I agree that this is a bit weird, but the analysis is both correct and desirable. The language designers must decide what is more likely: that the caller intended to call the static method but mis-typed "a" for "A", or that the caller intended to call some completely different method that might extend some type compatible with "a". The safer assumption is the former, and therefore we give an error.

I understand that some people might find this analysis somewhat weird. It is somewhat weird, but it does make sense. If you think these rules are arcane and confusing, you're right; this is what happens when you bolt on new rules to an existing algorithm over a period of more than a decade.

Overload resolution in C# was originally designed to handle a very simple language; "params" was the most complicated part of overload resolution. it now must handle generics, type inference, extension methods, dynamic, and named and optional arguments.
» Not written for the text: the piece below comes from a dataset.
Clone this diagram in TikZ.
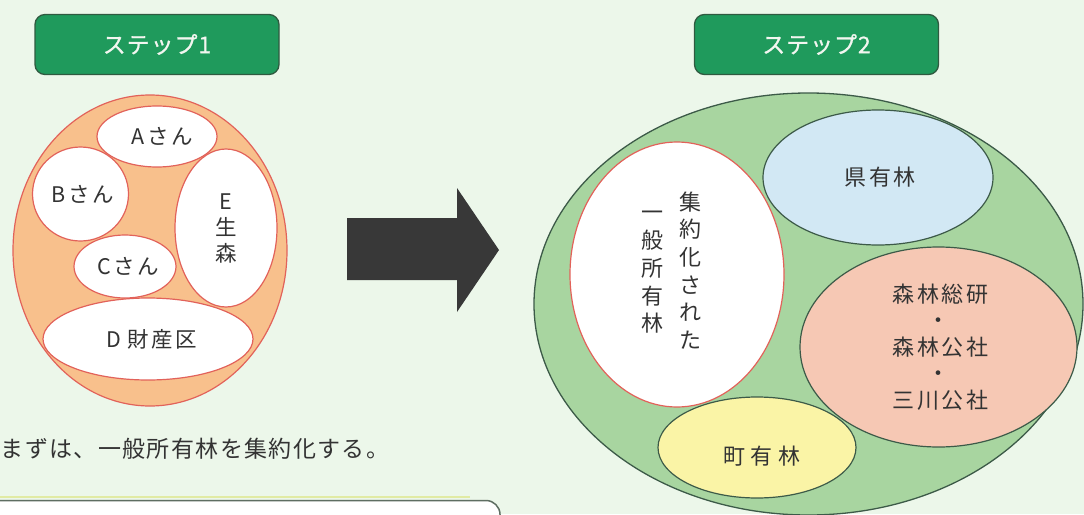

All those changes have severely stressed the overload resolution algorithm because every time a new feature is added we must ensure that the old features continue to work just the same.

Regarding your specific situation: if it hurts when you do that then do not do that. It is a very bad idea to make static, instance and extension methods that have the same name. They are unlikely to do the same thing, so do not make them have the same name.

the compiler even does not supply the exact programmer's mistake description or a hint.

Nonsense. The compiler tells you exactly what is wrong: overload resolution chose a static method, and you called it with an instance as the receiver. That's the error in the program, and that's the error that is reported.